Freshman guard Armaan Franklin broke out of a scoring slump with 13 points, plus eight rebounds and three assists, and drew three charges.

“I’m proud of Armaan,” Miller said. “His role hasn’t diminished in our eyes, but his minutes have gone down.

“He stays with it. He’s a great kid, He’s an unbelievable teammate.

“When you look at who can help you at this time of year when it means the most, it’s the guys who care the most. Armaan cares. Tonight he got his number called, he was plus 32 in his minutes. That’s a direct result of how he played. He really stepped up.”

Guard Devonte Green and forward Justin Smith each had 12 points. Guard Al Durham had 11 points. Guard Rob Phinisee came close to a double-double with nine points and seven rebounds.

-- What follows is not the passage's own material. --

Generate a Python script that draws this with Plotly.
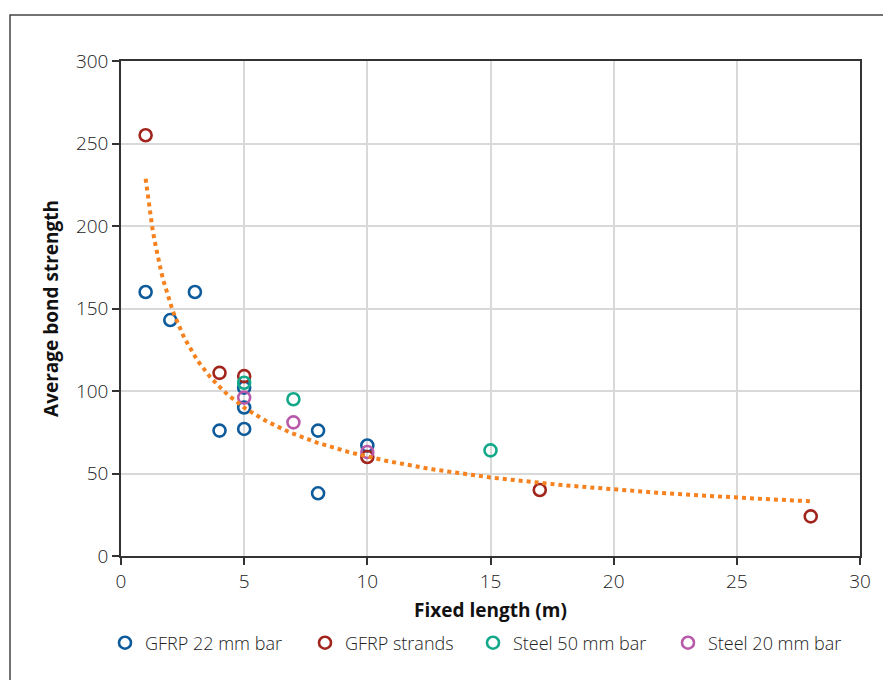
import numpy as np
import plotly.graph_objects as go

# Data
gfrp22_x = [1, 2, 3, 4, 5, 5, 5, 8, 8, 10]
gfrp22_y = [160, 143, 160, 76, 77, 90, 102, 76, 38, 67]

strands_x = [1, 4, 5, 10, 17, 28]
strands_y = [255, 111, 109, 60, 40, 24]

steel50_x = [5, 7, 15]
steel50_y = [105, 95, 64]

steel20_x = [5, 7, 10]
steel20_y = [96, 81, 63]

series_names = ["GFRP 22 mm bar", "GFRP strands", "Steel 50 mm bar", "Steel 20 mm bar"]
series_colors = ["#0d5b9b", "#a1251c", "#14a88a", "#b85aa9"]
x_ticks = [0, 5, 10, 15, 20, 25, 30]
y_ticks = [0, 50, 100, 150, 200, 250, 300]

all_series = [(gfrp22_x, gfrp22_y), (strands_x, strands_y),
              (steel50_x, steel50_y), (steel20_x, steel20_y)]

# Power trendline fitted to all points (as the spreadsheet trendline)
ax = np.concatenate([np.array(s[0], float) for s in all_series])
ay = np.concatenate([np.array(s[1], float) for s in all_series])
b, lna = np.polyfit(np.log(ax), np.log(ay), 1)
tx = np.linspace(ax.min(), ax.max(), 300)
ty = np.exp(lna) * tx ** b

FONT = "Open Sans"
PL, PT, PW, PH = 121, 61, 739, 495  # plot area on screen


def px_x(p):
    return (p - PL) / PW


def px_y(p):
    return 1 - (p - PT) / PH


legend_keys = ["legend", "legend2", "legend3", "legend4"]
legend_marker_px = [125, 325, 493, 688]

fig = go.Figure()
for (xs, ys), name, col, lk in zip(all_series, series_names, series_colors, legend_keys):
    fig.add_trace(go.Scatter(
        x=xs, y=ys, mode="markers", name=name, legend=lk,
        marker=dict(symbol="circle-open", size=12, color=col, line=dict(width=2.6, color=col)),
    ))
fig.add_trace(go.Scatter(
    x=tx, y=ty, mode="lines", showlegend=False, hoverinfo="skip",
    line=dict(color="#f5821f", width=4, dash="4px,4px"),
))

axis_common = dict(
    showline=True, mirror=True, linecolor="#333333", linewidth=1.5,
    showgrid=True, gridcolor="#d9d9d9", gridwidth=1.5,
    ticks="outside", ticklen=7, tickwidth=1.5, tickcolor="#333333",
    tickfont=dict(family=FONT, size=19, color="#222222", weight=300),
    zeroline=False,
)

legend_font = dict(family=FONT, size=18, color="#222222", weight=300)
legends = {}
for lk, mx in zip(legend_keys, legend_marker_px):
    legends[lk] = dict(x=px_x(mx - 20), xanchor="left", y=px_y(643), yanchor="middle",
                       font=legend_font, itemwidth=30, bgcolor="rgba(0,0,0,0)")

fig.update_layout(
    width=891, height=680,
    margin=dict(l=113, r=39, t=53, b=132),
    paper_bgcolor="white", plot_bgcolor="white",
    xaxis=dict(range=[0, 30], tickvals=x_ticks, **axis_common,
               title=dict(text="Fixed length (m)", standoff=11,
                          font=dict(family=FONT, size=19, color="#111111", weight=700))),
    yaxis=dict(range=[0, 300], tickvals=y_ticks, **axis_common,
               title=dict(text="Average bond strength", standoff=12,
                          font=dict(family=FONT, size=19, color="#111111", weight=700))),
    showlegend=True,
    **legends,
)

# outer frame (top/left edges visible, extends off page)
fig.add_shape(type="rect", xref="paper", yref="paper",
              x0=px_x(10), x1=px_x(905),
              y0=px_y(700), y1=px_y(15),
              line=dict(color="#444444", width=1.5), layer="below")

fig.write_html("out.html")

The Hoosiers were 9-for-22 from three-point range, and had 23 assists against 10 turnovers in Miller’s first Big Ten tourney victory.

“Everybody contributed in a big way,” Miller said, “and we needed it.”

The Cornhuskers (7-25) lost their 17th straight game, and then coach Fred Hoiberg at the end with an undisclosed illness.

IU opened 6-for-7 from the field in the first five minutes, but still trailed 14-13 because Nebraska was 3-for-4 from three-point range.

Both teams set a furious pace. The Cornhuskers, with just seven scholarship players, began losing their shooting touch. The Hoosiers sustained theirs behind a get-it-in-the-paint attack featuring Jackson-Davis and Brunk. A 10-2 run boosted them to a 21-16 lead.

Nebraska surged back for a 33-27 lead, but had no inside attack against the Hoosiers’ shot-blocking frenzy. IU took advantage to end the half on a 16-1 run, highlighted by Franklin and Green three-pointers, for a 43-34 lead.

All 10 Hoosiers scored at least two points, led by Green’s seven.

IU scored the first four points of the second half en route to building a 21-point lead.

Nebraska came back with an 11-0 run to the cut lead to 10 with 8:22 left before Indiana settled down, got the ball inside, and pulled away for the victory.

“We got the job done,” Miller said, “and we’re moving on.”